More pertinently, the opinion, written by Justice LEVIN and joined by Justices KAVANAGH and FITZGERALD, held that the complaint also alleged a *222 valid cause of action against the individual employees. No reasoning was offered.
The remaining four justices filed separate opinions. Justice MOODY dissented on the issue of the individual's liability and would have held that the activities were discretionary functions that are the essence of governing which fall within the ambit of the governmental immunity statute. Chief Justice COLEMAN concurred in that portion of Justice MOODY'S opinion.
Justice WILLIAMS filed a concurring opinion in which he stated that governmental immunity should be granted as to individuals performing a governmental function unless the action is ultra vires.
Finally, Justice RYAN dissented from the Court's opinion holding the defective building exception applicable. He did not specifically comment on the issue of employee liability. However, he held that no cause of action existed, thereby implying that governmental immunity barred a claim against the individual defendants.
In summary, three justices held that the complaint stated a cause of action against the individual employees, one justice would have held that it did not, two justices would have held that the employees were engaged in a discretionary governmental function and were immune from liability for ordinary negligence, and one justice would have held that only ultra vires activities are not protected by governmental immunity.

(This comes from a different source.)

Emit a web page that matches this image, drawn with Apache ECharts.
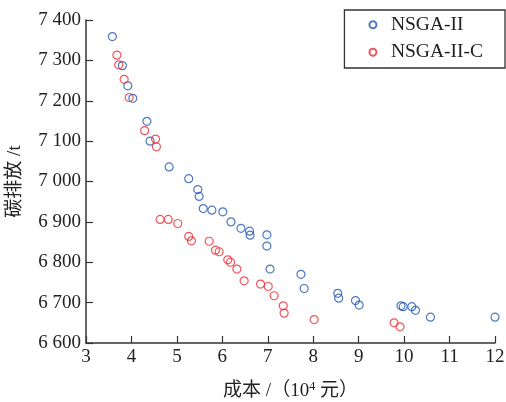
<!DOCTYPE html>
<html>
<head>
<meta charset="utf-8">
<script src="https://cdn.jsdelivr.net/npm/echarts@6/dist/echarts.min.js"></script>
<style>
  html, body { margin: 0; padding: 0; background: #fff; }
  #chart { width: 506px; height: 402px; }
</style>
</head>
<body>
<div id="chart"></div>
<script>
// NSGA-II: [cost (10^4 yuan), carbon emission (t)]
const nsga2Points = [
  [3.58, 7359], [3.80, 7287], [3.92, 7237], [4.03, 7206], [4.34, 7149],
  [4.41, 7100], [4.83, 7036], [5.26, 7007], [5.46, 6980], [5.49, 6963],
  [5.58, 6933], [5.77, 6929], [6.01, 6925], [6.19, 6900], [6.41, 6884],
  [6.60, 6877], [6.61, 6867], [6.98, 6868], [6.98, 6840], [7.05, 6783],
  [7.73, 6770], [7.80, 6735], [8.54, 6723], [8.56, 6711], [8.93, 6705],
  [9.01, 6694], [9.93, 6692], [9.98, 6690], [10.17, 6690], [10.25, 6681],
  [10.58, 6664], [12.0, 6664]
];
const nsga2cPoints = [
  [3.68, 7313], [3.72, 7289], [3.84, 7253], [3.95, 7208], [4.29, 7126],
  [4.53, 7105], [4.55, 7086], [4.63, 6906], [4.81, 6906], [5.02, 6896],
  [5.26, 6864], [5.32, 6853], [5.71, 6852], [5.85, 6830], [5.93, 6826],
  [6.12, 6806], [6.18, 6800], [6.32, 6783], [6.48, 6754], [6.84, 6746],
  [7.01, 6740], [7.14, 6717], [7.34, 6692], [7.36, 6674], [8.02, 6658],
  [9.78, 6650], [9.91, 6640]
];
const seriesNames = ['NSGA-II', 'NSGA-II-C'];
const seriesColors = ['#2358b0', '#ee2c36'];

const chart = echarts.init(document.getElementById('chart'));
const axisColor = '#333';
const textColor = '#222';
const fontFamily = '"Liberation Serif", "Noto Sans CJK SC", serif';

function thousands(v) {
  const s = String(v);
  return s.length > 3 ? s.slice(0, s.length - 3) + ' ' + s.slice(-3) : s;
}

function makeSeries(name, data, color) {
  return {
    name: name,
    type: 'scatter',
    data: data,
    symbol: 'circle',
    symbolSize: 8,
    itemStyle: { color: 'rgba(255,255,255,0)', borderColor: color, borderWidth: 1.2 }
  };
}

chart.setOption({
  animation: false,
  textStyle: { fontFamily: fontFamily },
  grid: { left: 86, right: 11, top: 20, bottom: 59, outerBoundsMode: 'none' },
  legend: {
    orient: 'vertical',
    right: 1,
    top: 10,
    padding: [5, 22, 6, 24],
    itemGap: 8,
    borderColor: axisColor,
    borderWidth: 1.3,
    icon: 'circle',
    itemWidth: 26,
    itemHeight: 7,
    textStyle: { fontFamily: fontFamily, fontSize: 19.5, color: textColor },
    data: seriesNames
  },
  xAxis: {
    type: 'value',
    min: 3, max: 12, interval: 1,
    name: '成本 /（10{sup|4} 元）',
    nameLocation: 'middle',
    nameGap: 38,
    nameTextStyle: {
      fontSize: 19, color: textColor, fontFamily: fontFamily,
      rich: { sup: { fontSize: 12, color: textColor, fontFamily: fontFamily, verticalAlign: 'top', padding: [0, 0, 8, 0] } }
    },
    splitLine: { show: false },
    axisLine: { onZero: false, lineStyle: { color: axisColor, width: 1.5 } },
    axisTick: { inside: true, length: 7, lineStyle: { color: axisColor, width: 1.2 } },
    axisLabel: { fontSize: 19, color: textColor, margin: 5, fontFamily: fontFamily }
  },
  yAxis: {
    type: 'value',
    min: 6600, max: 7400, interval: 100,
    name: '碳排放 /t',
    nameLocation: 'middle',
    nameGap: 61,
    nameRotate: 90,
    nameTextStyle: { fontSize: 19, color: textColor, fontFamily: fontFamily },
    splitLine: { show: false },
    axisLine: { show: true, onZero: false, lineStyle: { color: axisColor, width: 1.5 } },
    axisTick: { show: true, inside: true, length: 7, lineStyle: { color: axisColor, width: 1.2 } },
    axisLabel: { fontSize: 19, color: textColor, margin: 5, fontFamily: fontFamily, formatter: thousands }
  },
  series: [
    makeSeries(seriesNames[0], nsga2Points, seriesColors[0]),
    makeSeries(seriesNames[1], nsga2cPoints, seriesColors[1])
  ]
});
</script>
</body>
</html>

Case law prior to Bush was also in a state of flux on the issue of individual liability of governmental employees. However, our review of the law leads us to conclude that the prevalent and correct standard is that stated by Justice WILLIAMS in Bush: Employee actions performed within the *223 scope of a governmental function are cloaked with governmental immunity. See Galli v Kirkeby, 398 Mich. 527, 543, 544; 248 NW2d 149 (1976), and Cook v Bennett, 94 Mich. App. 93; 288 NW2d 609 (1979) (BASHARA, J., partial dissent).
The complaint alleges that the principal and teacher were negligent in the performance of their work functions. Specifically, it was alleged that the principal, MacIntyre, was negligent in the hiring of school ground supervisors and teachers and in the supervision of those employees. The teacher, Maksym, was allegedly remiss in not controlling the children while they were running on the playground.

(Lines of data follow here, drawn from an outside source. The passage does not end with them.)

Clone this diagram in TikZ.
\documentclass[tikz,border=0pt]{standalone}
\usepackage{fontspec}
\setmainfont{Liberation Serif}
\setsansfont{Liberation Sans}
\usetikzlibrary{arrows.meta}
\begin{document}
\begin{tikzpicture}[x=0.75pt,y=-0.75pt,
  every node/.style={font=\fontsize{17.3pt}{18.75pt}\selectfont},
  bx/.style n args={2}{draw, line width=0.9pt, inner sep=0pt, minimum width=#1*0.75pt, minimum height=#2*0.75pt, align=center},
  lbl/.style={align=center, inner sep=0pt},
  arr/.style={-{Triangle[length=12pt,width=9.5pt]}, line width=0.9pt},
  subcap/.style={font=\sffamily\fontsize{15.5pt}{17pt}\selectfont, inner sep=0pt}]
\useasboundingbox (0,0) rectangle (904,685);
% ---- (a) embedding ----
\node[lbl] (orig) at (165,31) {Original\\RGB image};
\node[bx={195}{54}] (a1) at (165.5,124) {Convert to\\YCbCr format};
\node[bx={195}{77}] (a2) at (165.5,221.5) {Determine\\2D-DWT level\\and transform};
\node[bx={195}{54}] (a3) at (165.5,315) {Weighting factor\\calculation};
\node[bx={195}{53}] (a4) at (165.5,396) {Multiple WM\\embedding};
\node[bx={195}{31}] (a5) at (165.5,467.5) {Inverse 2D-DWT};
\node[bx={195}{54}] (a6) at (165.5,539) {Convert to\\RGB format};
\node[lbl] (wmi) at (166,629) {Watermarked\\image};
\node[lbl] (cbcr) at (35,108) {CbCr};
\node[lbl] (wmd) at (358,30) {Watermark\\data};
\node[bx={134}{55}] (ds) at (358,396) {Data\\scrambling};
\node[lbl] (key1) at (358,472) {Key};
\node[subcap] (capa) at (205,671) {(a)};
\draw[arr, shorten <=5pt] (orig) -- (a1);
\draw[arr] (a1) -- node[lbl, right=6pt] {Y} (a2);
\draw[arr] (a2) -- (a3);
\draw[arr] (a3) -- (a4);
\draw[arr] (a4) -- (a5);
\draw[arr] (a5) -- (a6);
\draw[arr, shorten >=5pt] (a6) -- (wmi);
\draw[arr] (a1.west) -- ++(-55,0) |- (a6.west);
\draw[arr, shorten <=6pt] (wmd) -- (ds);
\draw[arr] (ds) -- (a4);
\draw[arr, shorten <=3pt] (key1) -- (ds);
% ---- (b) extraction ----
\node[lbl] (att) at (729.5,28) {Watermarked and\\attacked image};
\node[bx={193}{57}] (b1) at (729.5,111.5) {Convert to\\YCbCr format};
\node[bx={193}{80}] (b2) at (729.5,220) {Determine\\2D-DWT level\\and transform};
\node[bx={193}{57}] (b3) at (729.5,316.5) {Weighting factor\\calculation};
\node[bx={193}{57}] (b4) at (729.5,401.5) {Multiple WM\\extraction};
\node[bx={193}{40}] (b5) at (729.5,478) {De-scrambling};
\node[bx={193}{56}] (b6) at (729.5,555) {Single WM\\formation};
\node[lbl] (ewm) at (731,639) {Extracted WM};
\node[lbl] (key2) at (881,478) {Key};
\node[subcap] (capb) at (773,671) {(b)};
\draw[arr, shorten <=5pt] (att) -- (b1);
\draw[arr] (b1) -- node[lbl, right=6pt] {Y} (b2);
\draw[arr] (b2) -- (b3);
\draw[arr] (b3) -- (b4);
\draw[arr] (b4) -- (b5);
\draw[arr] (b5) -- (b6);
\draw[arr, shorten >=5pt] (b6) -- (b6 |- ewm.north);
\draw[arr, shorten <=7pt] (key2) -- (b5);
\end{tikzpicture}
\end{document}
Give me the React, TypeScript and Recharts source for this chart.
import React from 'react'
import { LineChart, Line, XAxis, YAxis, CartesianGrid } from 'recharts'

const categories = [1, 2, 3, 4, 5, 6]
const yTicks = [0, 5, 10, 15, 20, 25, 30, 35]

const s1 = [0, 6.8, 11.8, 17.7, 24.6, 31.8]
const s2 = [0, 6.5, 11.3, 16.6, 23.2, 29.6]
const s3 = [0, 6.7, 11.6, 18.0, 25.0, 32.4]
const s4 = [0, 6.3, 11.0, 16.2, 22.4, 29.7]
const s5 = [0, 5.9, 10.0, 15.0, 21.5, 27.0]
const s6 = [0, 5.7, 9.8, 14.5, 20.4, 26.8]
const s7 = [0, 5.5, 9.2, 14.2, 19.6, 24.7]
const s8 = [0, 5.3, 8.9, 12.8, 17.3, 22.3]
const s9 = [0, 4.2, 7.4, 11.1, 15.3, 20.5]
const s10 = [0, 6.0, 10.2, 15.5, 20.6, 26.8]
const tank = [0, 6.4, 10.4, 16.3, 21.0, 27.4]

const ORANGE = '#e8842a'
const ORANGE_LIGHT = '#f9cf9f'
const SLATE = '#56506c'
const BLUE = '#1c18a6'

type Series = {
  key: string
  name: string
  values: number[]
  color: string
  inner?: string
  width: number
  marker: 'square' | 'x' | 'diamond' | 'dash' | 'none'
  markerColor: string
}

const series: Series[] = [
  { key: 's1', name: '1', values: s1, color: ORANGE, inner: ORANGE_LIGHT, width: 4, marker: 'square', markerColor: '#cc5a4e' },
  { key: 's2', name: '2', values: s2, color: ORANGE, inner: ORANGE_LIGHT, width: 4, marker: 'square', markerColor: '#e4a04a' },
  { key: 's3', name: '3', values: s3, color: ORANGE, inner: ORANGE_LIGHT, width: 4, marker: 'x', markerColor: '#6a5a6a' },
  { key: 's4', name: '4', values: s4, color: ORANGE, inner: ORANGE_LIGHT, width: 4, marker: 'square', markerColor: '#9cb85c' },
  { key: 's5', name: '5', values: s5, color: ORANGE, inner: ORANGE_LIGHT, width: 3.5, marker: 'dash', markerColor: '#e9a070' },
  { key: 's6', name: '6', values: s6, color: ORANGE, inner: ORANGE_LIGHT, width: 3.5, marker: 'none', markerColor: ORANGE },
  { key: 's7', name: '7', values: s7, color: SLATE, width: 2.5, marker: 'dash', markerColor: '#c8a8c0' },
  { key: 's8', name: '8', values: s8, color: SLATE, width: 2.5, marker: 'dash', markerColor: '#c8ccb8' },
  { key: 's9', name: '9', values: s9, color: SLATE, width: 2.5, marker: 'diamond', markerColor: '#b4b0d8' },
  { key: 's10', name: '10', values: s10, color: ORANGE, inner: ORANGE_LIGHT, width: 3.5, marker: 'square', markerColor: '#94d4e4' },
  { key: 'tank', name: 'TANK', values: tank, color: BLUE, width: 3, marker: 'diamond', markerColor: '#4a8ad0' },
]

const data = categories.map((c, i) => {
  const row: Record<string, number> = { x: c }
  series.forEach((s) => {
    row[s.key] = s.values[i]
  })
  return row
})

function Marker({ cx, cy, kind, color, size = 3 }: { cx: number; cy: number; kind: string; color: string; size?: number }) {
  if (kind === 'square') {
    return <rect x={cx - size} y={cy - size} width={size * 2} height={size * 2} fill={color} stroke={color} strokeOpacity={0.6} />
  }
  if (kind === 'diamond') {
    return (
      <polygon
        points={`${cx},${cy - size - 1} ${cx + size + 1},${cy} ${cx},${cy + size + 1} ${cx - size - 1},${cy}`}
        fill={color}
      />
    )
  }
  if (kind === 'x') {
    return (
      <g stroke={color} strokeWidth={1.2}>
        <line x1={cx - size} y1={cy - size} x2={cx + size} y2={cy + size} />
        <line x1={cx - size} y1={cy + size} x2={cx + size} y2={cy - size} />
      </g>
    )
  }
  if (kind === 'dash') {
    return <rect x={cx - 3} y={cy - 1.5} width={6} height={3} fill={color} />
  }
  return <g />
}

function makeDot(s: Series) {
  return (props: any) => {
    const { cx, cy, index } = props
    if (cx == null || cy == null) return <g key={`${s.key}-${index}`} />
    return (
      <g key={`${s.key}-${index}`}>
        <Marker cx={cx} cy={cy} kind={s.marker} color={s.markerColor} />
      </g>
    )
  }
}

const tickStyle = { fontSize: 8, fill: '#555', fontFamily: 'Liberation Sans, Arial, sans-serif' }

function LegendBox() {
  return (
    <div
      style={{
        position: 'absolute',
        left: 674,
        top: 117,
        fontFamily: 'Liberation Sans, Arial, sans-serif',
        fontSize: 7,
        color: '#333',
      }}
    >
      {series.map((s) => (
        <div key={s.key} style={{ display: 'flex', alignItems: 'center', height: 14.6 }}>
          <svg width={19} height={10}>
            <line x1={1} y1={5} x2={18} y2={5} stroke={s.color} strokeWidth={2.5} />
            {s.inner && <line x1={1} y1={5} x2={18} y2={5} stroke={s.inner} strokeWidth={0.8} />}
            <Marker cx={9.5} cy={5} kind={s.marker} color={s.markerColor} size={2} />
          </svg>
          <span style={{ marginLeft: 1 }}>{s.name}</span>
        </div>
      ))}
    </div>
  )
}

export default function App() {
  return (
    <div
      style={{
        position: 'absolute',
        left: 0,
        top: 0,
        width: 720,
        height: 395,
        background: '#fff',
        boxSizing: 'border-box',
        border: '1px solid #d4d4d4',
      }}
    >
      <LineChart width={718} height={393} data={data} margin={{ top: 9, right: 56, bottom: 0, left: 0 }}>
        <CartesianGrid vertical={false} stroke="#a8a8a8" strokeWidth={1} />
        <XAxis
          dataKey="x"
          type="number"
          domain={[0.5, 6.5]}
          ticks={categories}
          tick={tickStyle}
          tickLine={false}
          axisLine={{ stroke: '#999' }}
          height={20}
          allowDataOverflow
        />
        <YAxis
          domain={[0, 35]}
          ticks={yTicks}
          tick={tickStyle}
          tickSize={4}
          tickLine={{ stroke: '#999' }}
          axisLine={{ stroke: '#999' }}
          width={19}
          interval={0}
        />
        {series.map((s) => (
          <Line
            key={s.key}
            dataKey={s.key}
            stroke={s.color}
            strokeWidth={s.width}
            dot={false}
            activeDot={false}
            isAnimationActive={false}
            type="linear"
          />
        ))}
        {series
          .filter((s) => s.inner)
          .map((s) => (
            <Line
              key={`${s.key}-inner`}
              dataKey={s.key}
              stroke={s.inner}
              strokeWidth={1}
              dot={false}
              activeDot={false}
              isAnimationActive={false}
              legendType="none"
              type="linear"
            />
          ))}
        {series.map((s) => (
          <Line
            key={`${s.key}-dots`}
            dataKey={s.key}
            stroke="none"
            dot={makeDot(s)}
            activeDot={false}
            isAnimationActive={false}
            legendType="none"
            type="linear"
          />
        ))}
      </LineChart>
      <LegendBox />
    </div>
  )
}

The allegations clearly claim that the individuals were negligent in the performance of their discretionary governmental duties. No ultra vires acts are alleged. Consequently, under the test enunciated by Justice MOODY or that suggested by Justice WILLIAMS in Bush, these defendants are protected by the governmental immunity statute. Summary judgment in favor of MacIntyre and Maksym is affirmed.
Plaintiff also alleges error in the trial court's grant of summary judgment as to the allegation of nuisance. Plaintiff alleged that defendants intentionally and/or negligently created a nuisance by failing to hire and supervise competent personnel, instruct students on proper conduct, and warn students of the danger. Although the term "intentional" is employed in the complaint, it is clear that the specific allegations, at most, would establish a negligent nuisance in fact. Hence, the claim was properly dismissed. See Rosario v City of Lansing, 403 Mich. 124; 268 NW2d 230 (1978), and Gerzeski v Dep't of State Highways, 403 Mich. 149; 268 NW2d 525 (1978).
*224 Next, plaintiff challenges the trial court's ruling denying his motion to amend the complaint to allege the playground was structurally defective. This claim would not be barred by the governmental immunity statute as an allegation of defective buildings, including playground equipment, is an exception to the immunity statute. MCL 691.1406; MSA 3.996(106), Bush, supra, Pichette v Manistique Public Schools, 403 Mich. 268; 269 NW2d 143 (1978), Monfils v City of Sterling Heights, 84 Mich. App. 330; 269 NW2d 588 (1978).
The trial court considered the motion to amend the complaint after its opinion granting summary judgment on the original complaint had been issued but before the order had been entered. The court ruled that the motion to amend could not be granted unless plaintiff was in possession of information which he did not have at the time the original complaint was filed.
We agree with plaintiff's assertion that the trial court used an improper standard in denying the motion. A request to amend the complaint should be granted freely where there is no showing of undue delay, bad faith, or dilatory motive. Ben P Fyke & Sons v Gunter Co, 390 Mich. 649; 213 NW2d 134 (1973). Mere lateness in moving to amend is not a sufficient reason to deny the motion absent unfair prejudice to the opposing party. Rubino v City of Sterling Heights, 94 Mich. App. 494; 290 NW2d 43 (1979).
We find no such prejudice resulting to defendant school board in allowing plaintiff to amend his complaint, even after an opinion had been issued holding that the original counts were dismissed. Because the school board did not object to a failure to join all claims at pretrial or by motion, any claim arising out of the same transaction not *225 included in the original complaint was not barred by the summary judgment. GCR 1963, 203.1. See Rogers v Colonial Federal Savings & Loan Ass'n of Grosse Pointe Woods, 405 Mich. 607; 275 NW2d 499 (1979). No parties had been dismissed from the action when the motion was considered. Consequently, we hold that the trial court abused its discretion in denying the motion to amend the complaint.
Finally, plaintiff asserts that his motion to amend the complaint to add as parties defendant the two playground supervisors was improperly denied. We disagree. The allegations, if true, would establish that the supervisors were negligent while acting in the scope of their employment and, thus, immune from liability under the governmental immunity statute.
Affirmed in part; reversed in part. Remanded for further proceedings on plaintiff's allegation of defective premises.
Costs to abide the outcome.
NOTES
[*] Circuit judge, sitting on the Court of Appeals by assignment.